Typiquement, lorsqu’on essaye quelque chose de particulièrement difficile pour son niveau (une cotation jamais atteinte par exemple), je trouve contre productif de se dire “je vais voir ce qu’il se passe et autant je fais à vue”, parce que, à mon avis, c’est la mauvaise surprise derrière…parfois, je trouve ça bien de laisser la place à la possibilité d’un échec dans quelque chose que l’on ne connaît pas, ça permet de dédramatiser ledit échec..et donc de se dire “bah je savais bien que j’avais quand même peu de chance de réussir ça dans la séance…c’est normal, c’est dur !”
C’est aussi vrai.. Mais dans ce cas ton égo prospère et les raisons d’un échec sont vites trouvés. Échec ou réussite,quoi qu’il en soit le point commun entre ces deux finalités est l’apprentissage.
s’il s’agit d’un niveau sur-max comme l’indique Quentin … notre cerveau n’accepte pas le mensonge => il vaut mieux se dire qu’on “essaie” d’enchaîner 2-3 moves ou les 2/3 suivants ; l’humilité reste la formule appropriée, et cela n’empêche pas la persévérance
quand effectivement on est proche de son niveau max, là on se doit d’être dans une autre dynamique => on s’y aventure pour voir si la voie est intéressante ou pour trouver des placements plus fluides dans une voie qu’on connait déjà
dans les 2 cas, pour moi, c’est la curiosité qui est le moteur essentiel de la combativité, je veux savoir ce qui se cache derrière et selon le niveau de difficulté tu ne cherchera pas la même chose … Quentin le dit très bien : il faut juste être clair sur les objectifs à atteindre
Fabien, j’aime pas trop le terme “positif” , ça me fait penser à la soupe que notre hiérarchie, les RH, les politicards, … nous sortent à longueur d’année 🙂 pour nous pousser à accepter les objectifs auxquels on adhère pas forcément
en tout cas, plus sérieusement, cela marche pour moi : j’ai débuté l’escalade au mois de septembre dernier et je suis actuellement sur du 6b à vue, et sur du 7b en niveau sur-max … l’autre chantier en cours avec toi Fabien c’est d’accepter la peur de la chute en falaise 🙂
Oui, tu l’as mieux dit que moi. Les objectifs sont à adapter en fonction du niveau de la voie, c’est tout à fait ça. Et donc l’état d’esprit ainsi que la pratique aussi !

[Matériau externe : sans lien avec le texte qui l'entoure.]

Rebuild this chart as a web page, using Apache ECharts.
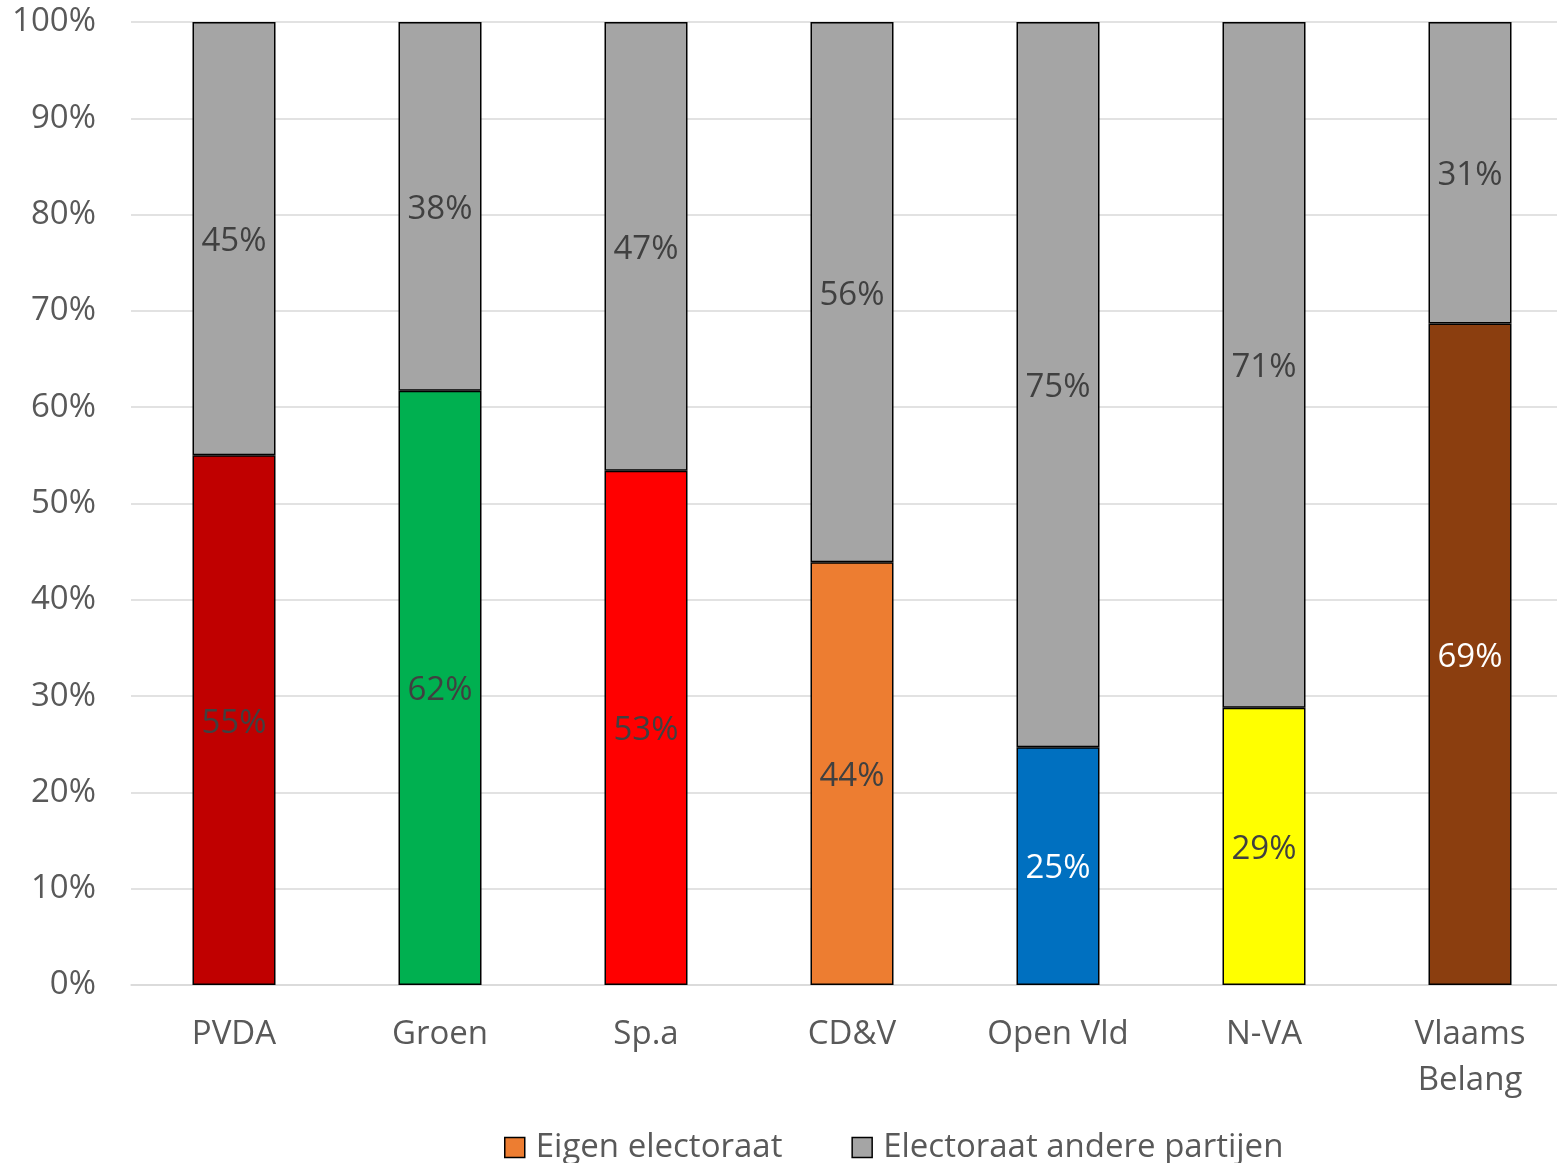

Typiquement, si tu vas à la falaise pour travailler une nouvelle voie, et bien ça veut dire la travailler, pas essayer de l’enchaîner ce jour là 😉
J’envisage pas les choses de la même manière lorsqu’il s’agit de passer un pas engagé et lorsqu’il s’agit de se mobiliser pour terminer un toit lorsqu’on est au bout de ses réserves.
Dans un cas, c’est le mental qui coince et j’essaye de me concentrer sur ma gestuelle et ma lecture pour passer le pas, dans l’autre c’est le physique et je m’encourage, je me fouette les cuisses pour trouver la ressource et taper le relai.
En rapport avec l’exercice du “circuit infini”, récemment, à ma salle de bloc, je me suis lancé dans un petit challenge conti/fight assez efficace : je me suis donné 1h15 (il fallait que je retourne bosser) pour toper tous les blocs bleus de la salle (22 !)… Pas d’excuses possible : cela correspond à mon niveau, simplement, des blocs faciles et des blocs durs, des que je connaissait, d’autres que je découvrais… au bout d’un moment, tu commences à fatiguer, tu vois la pendule tourner, et tu commences sérieusement à te prendre pour un guerrier pour les 7-8 derniers passages…
Hé mais c’est cool cet exercice! Merci pour l’idée! Je vais faire ça à la prochaine session.
Un exercice en SAE que j’aime bien pour le sur-max: Je choisi une voie vraiment très dure mais qui m’inspire (jolis mouv’ ou prises intéressantes, je regarde pas trop la cotation). Je lis très attentivement la voie, puis je regarde jusqu’à quelle dégaine je pense pouvoir aller et j’essaye de m’y tenir coûte que coûte. Du coup, je peux appliquer la technique du positivisme de Fabien sans que ça semble stupide. Et des fois on est surpris de voir qu’on va plus loin que ce qu’on avait prévu.